— start —

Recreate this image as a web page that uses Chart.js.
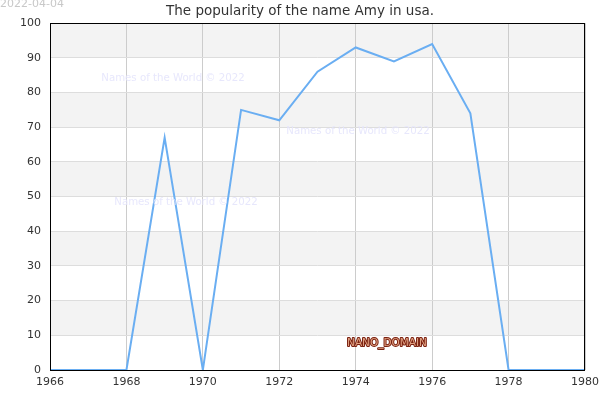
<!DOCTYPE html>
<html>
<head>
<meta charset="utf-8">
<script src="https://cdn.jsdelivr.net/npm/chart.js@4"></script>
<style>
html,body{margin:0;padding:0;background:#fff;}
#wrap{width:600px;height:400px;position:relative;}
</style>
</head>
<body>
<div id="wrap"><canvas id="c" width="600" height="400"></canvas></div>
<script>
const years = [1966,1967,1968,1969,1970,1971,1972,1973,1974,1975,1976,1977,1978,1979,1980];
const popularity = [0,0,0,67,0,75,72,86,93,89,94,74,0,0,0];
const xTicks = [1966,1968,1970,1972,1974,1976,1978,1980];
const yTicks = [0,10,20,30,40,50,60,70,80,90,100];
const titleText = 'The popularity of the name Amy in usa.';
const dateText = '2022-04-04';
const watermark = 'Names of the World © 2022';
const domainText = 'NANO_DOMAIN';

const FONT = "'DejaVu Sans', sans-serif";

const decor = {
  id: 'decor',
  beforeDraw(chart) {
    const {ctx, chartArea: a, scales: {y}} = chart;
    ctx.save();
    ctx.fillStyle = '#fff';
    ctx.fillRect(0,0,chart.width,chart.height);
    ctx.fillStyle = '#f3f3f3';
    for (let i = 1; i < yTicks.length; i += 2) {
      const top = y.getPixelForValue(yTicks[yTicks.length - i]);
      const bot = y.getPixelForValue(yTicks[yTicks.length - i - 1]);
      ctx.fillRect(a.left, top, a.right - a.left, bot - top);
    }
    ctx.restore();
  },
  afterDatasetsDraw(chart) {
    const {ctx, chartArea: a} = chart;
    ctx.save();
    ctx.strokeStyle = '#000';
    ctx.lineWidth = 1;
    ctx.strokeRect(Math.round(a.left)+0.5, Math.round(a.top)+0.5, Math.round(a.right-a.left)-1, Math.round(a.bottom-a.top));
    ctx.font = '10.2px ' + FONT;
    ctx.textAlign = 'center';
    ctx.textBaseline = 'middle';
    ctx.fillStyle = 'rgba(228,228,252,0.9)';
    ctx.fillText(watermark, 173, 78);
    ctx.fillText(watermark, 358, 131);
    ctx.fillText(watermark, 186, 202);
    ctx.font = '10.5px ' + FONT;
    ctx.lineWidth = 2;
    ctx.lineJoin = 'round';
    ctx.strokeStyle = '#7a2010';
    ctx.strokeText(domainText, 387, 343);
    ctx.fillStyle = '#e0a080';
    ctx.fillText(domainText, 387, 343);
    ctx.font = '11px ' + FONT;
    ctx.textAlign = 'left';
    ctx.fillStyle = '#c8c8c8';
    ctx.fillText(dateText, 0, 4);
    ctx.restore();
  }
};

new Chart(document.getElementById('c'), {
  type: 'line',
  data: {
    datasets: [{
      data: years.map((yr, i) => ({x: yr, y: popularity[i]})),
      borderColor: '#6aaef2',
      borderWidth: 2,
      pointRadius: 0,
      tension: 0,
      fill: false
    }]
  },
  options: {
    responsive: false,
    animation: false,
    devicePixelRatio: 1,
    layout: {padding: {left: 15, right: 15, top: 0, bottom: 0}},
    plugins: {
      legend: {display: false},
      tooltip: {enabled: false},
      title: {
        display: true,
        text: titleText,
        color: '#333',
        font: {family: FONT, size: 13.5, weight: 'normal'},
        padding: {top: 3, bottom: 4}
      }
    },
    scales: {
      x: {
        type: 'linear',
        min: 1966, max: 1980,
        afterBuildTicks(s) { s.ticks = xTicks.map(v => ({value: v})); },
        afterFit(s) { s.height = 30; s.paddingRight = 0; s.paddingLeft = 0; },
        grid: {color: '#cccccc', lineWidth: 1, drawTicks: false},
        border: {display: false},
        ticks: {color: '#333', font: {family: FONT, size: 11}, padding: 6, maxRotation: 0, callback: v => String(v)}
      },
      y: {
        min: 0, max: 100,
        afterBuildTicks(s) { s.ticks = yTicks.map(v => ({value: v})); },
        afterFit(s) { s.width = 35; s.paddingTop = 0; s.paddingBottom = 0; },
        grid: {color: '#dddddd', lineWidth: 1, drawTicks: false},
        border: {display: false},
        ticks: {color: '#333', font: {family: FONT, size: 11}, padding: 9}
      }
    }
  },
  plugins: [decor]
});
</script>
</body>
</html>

— end —

Reproduce the material word for word, minus the images.

Recreate this image as a web page that uses Chart.js.
<!DOCTYPE html>
<html>
<head>
<meta charset="utf-8">
<script src="https://cdn.jsdelivr.net/npm/chart.js@4"></script>
<style>
html,body{margin:0;padding:0;background:#fff;}
#wrap{width:600px;height:400px;position:relative;}
</style>
</head>
<body>
<div id="wrap"><canvas id="c" width="600" height="400"></canvas></div>
<script>
const years = [1966,1967,1968,1969,1970,1971,1972,1973,1974,1975,1976,1977,1978,1979,1980];
const popularity = [0,0,0,67,0,75,72,86,93,89,94,74,0,0,0];
const xTicks = [1966,1968,1970,1972,1974,1976,1978,1980];
const yTicks = [0,10,20,30,40,50,60,70,80,90,100];
const titleText = 'The popularity of the name Amy in usa.';
const dateText = '2022-04-04';
const watermark = 'Names of the World © 2022';
const domainText = 'NANO_DOMAIN';

const FONT = "'DejaVu Sans', sans-serif";

const decor = {
  id: 'decor',
  beforeDraw(chart) {
    const {ctx, chartArea: a, scales: {y}} = chart;
    ctx.save();
    ctx.fillStyle = '#fff';
    ctx.fillRect(0,0,chart.width,chart.height);
    ctx.fillStyle = '#f3f3f3';
    for (let i = 1; i < yTicks.length; i += 2) {
      const top = y.getPixelForValue(yTicks[yTicks.length - i]);
      const bot = y.getPixelForValue(yTicks[yTicks.length - i - 1]);
      ctx.fillRect(a.left, top, a.right - a.left, bot - top);
    }
    ctx.restore();
  },
  afterDatasetsDraw(chart) {
    const {ctx, chartArea: a} = chart;
    ctx.save();
    ctx.strokeStyle = '#000';
    ctx.lineWidth = 1;
    ctx.strokeRect(Math.round(a.left)+0.5, Math.round(a.top)+0.5, Math.round(a.right-a.left)-1, Math.round(a.bottom-a.top));
    ctx.font = '10.2px ' + FONT;
    ctx.textAlign = 'center';
    ctx.textBaseline = 'middle';
    ctx.fillStyle = 'rgba(228,228,252,0.9)';
    ctx.fillText(watermark, 173, 78);
    ctx.fillText(watermark, 358, 131);
    ctx.fillText(watermark, 186, 202);
    ctx.font = '10.5px ' + FONT;
    ctx.lineWidth = 2;
    ctx.lineJoin = 'round';
    ctx.strokeStyle = '#7a2010';
    ctx.strokeText(domainText, 387, 343);
    ctx.fillStyle = '#e0a080';
    ctx.fillText(domainText, 387, 343);
    ctx.font = '11px ' + FONT;
    ctx.textAlign = 'left';
    ctx.fillStyle = '#c8c8c8';
    ctx.fillText(dateText, 0, 4);
    ctx.restore();
  }
};

new Chart(document.getElementById('c'), {
  type: 'line',
  data: {
    datasets: [{
      data: years.map((yr, i) => ({x: yr, y: popularity[i]})),
      borderColor: '#6aaef2',
      borderWidth: 2,
      pointRadius: 0,
      tension: 0,
      fill: false
    }]
  },
  options: {
    responsive: false,
    animation: false,
    devicePixelRatio: 1,
    layout: {padding: {left: 15, right: 15, top: 0, bottom: 0}},
    plugins: {
      legend: {display: false},
      tooltip: {enabled: false},
      title: {
        display: true,
        text: titleText,
        color: '#333',
        font: {family: FONT, size: 13.5, weight: 'normal'},
        padding: {top: 3, bottom: 4}
      }
    },
    scales: {
      x: {
        type: 'linear',
        min: 1966, max: 1980,
        afterBuildTicks(s) { s.ticks = xTicks.map(v => ({value: v})); },
        afterFit(s) { s.height = 30; s.paddingRight = 0; s.paddingLeft = 0; },
        grid: {color: '#cccccc', lineWidth: 1, drawTicks: false},
        border: {display: false},
        ticks: {color: '#333', font: {family: FONT, size: 11}, padding: 6, maxRotation: 0, callback: v => String(v)}
      },
      y: {
        min: 0, max: 100,
        afterBuildTicks(s) { s.ticks = yTicks.map(v => ({value: v})); },
        afterFit(s) { s.width = 35; s.paddingTop = 0; s.paddingBottom = 0; },
        grid: {color: '#dddddd', lineWidth: 1, drawTicks: false},
        border: {display: false},
        ticks: {color: '#333', font: {family: FONT, size: 11}, padding: 9}
      }
    }
  },
  plugins: [decor]
});
</script>
</body>
</html>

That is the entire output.